WHAT IS EXPECTED:
Please find all lines in the data that hold the string "this" and copy them.
-- START RECORD EXTRACTS --
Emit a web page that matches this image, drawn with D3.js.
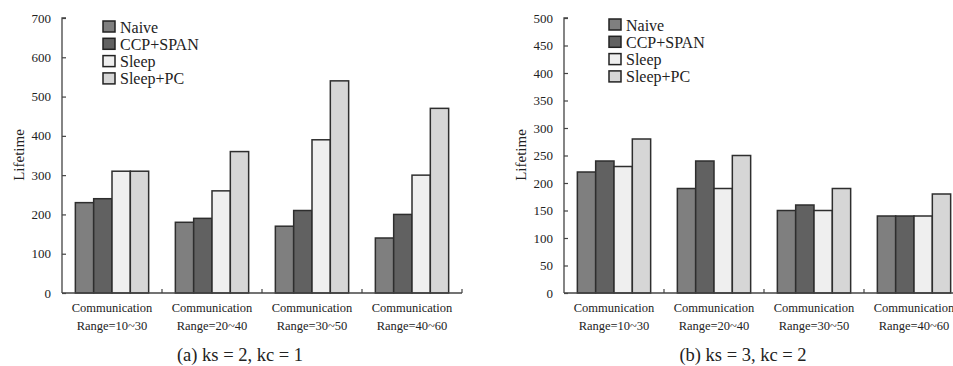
-- END RECORD EXTRACTS --
-- START RECORD EXTRACTS --
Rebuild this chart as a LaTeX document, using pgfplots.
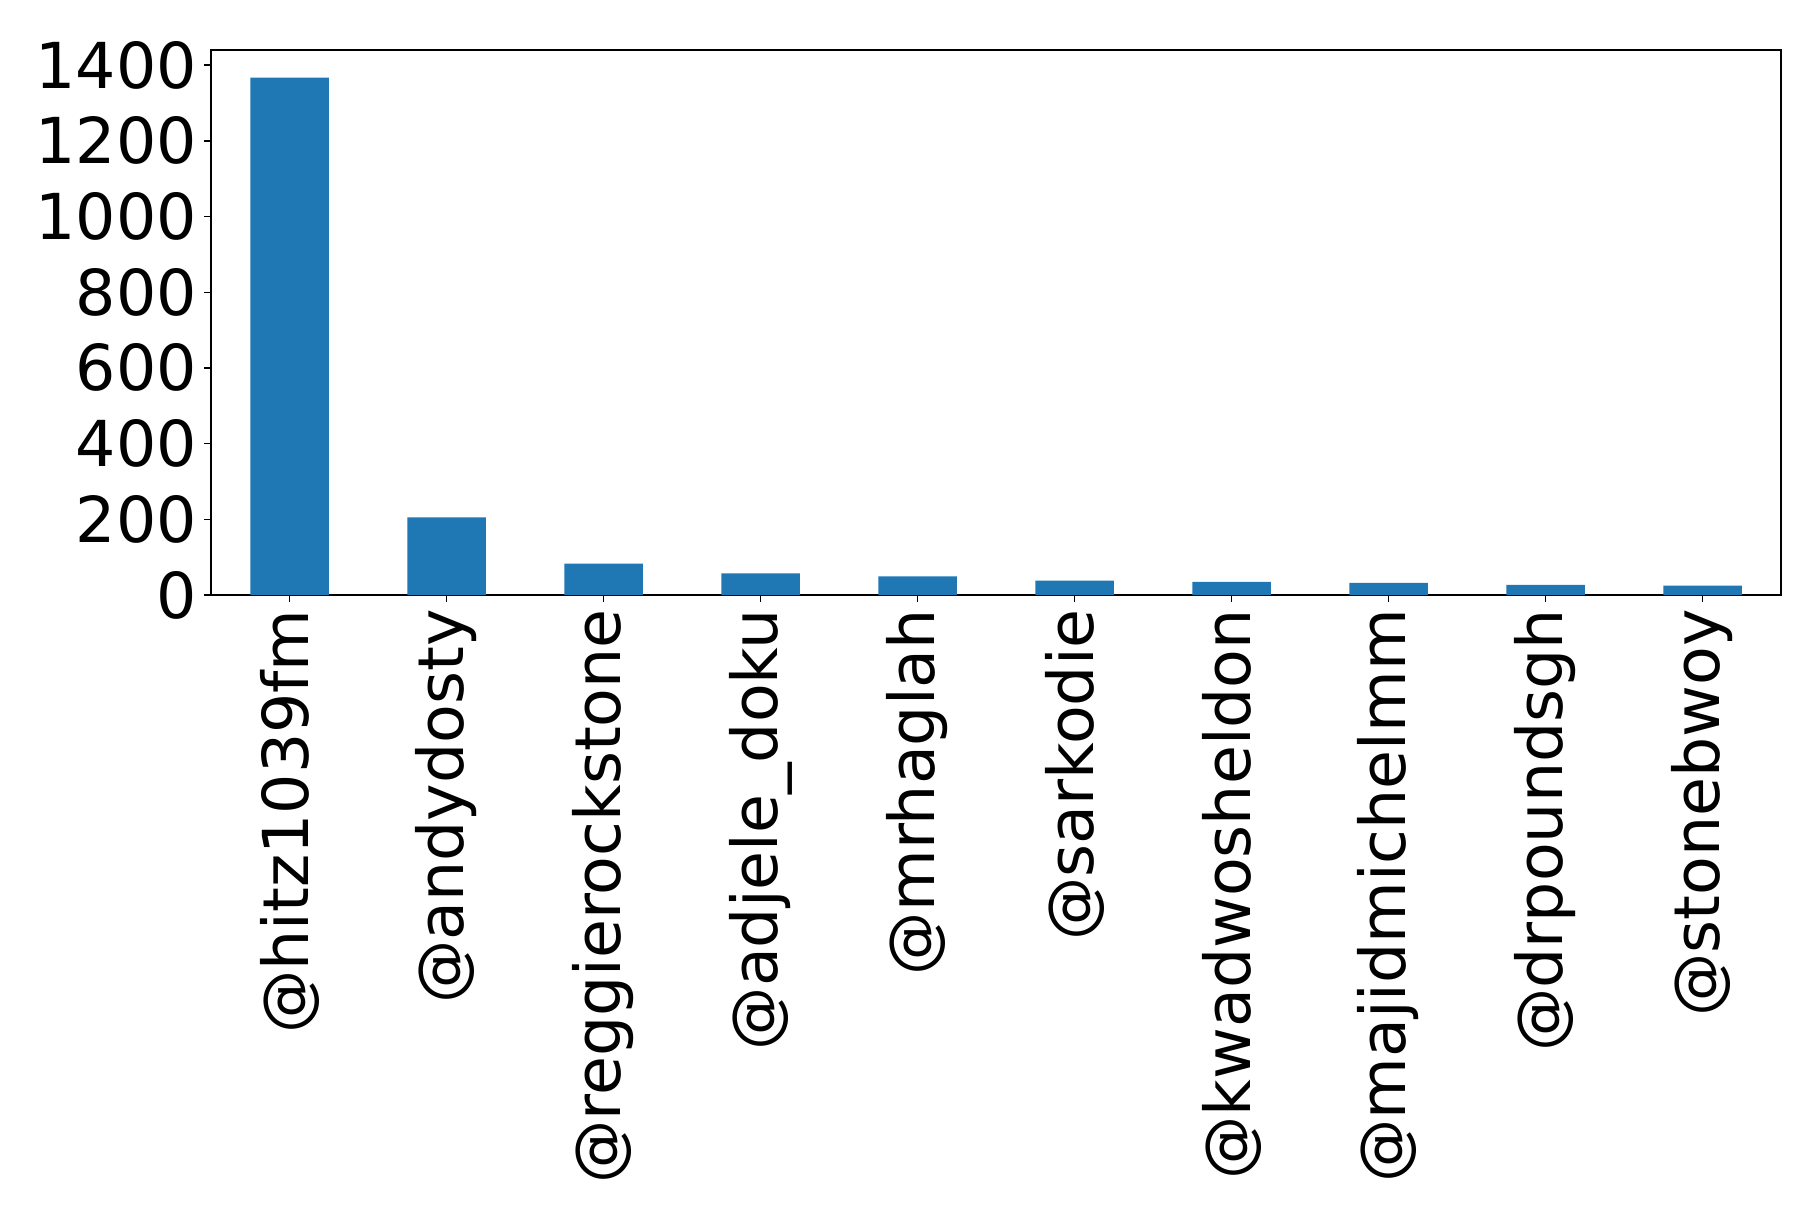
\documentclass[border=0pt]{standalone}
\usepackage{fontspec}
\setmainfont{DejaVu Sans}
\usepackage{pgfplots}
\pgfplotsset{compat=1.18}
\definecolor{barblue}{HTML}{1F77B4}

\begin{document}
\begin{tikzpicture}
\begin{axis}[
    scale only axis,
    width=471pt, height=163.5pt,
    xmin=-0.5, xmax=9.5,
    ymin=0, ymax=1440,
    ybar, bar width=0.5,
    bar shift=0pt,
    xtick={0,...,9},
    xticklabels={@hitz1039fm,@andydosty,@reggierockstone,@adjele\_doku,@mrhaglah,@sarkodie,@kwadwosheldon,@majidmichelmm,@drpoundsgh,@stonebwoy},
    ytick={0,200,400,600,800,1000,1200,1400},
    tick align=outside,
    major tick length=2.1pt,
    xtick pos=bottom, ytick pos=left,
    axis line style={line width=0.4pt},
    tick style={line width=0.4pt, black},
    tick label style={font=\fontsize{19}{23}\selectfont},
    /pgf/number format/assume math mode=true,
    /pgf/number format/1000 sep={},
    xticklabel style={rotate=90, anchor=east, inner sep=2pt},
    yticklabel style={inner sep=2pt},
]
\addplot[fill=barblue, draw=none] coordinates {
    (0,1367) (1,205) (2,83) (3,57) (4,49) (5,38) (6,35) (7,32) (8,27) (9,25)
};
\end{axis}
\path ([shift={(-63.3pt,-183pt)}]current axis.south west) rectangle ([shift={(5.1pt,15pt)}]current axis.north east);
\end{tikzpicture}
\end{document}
-- END RECORD EXTRACTS --
ANSWER TO THE TASK:
Emit a web page that matches this image, drawn with D3.js.
Rebuild this chart as a LaTeX document, using pgfplots.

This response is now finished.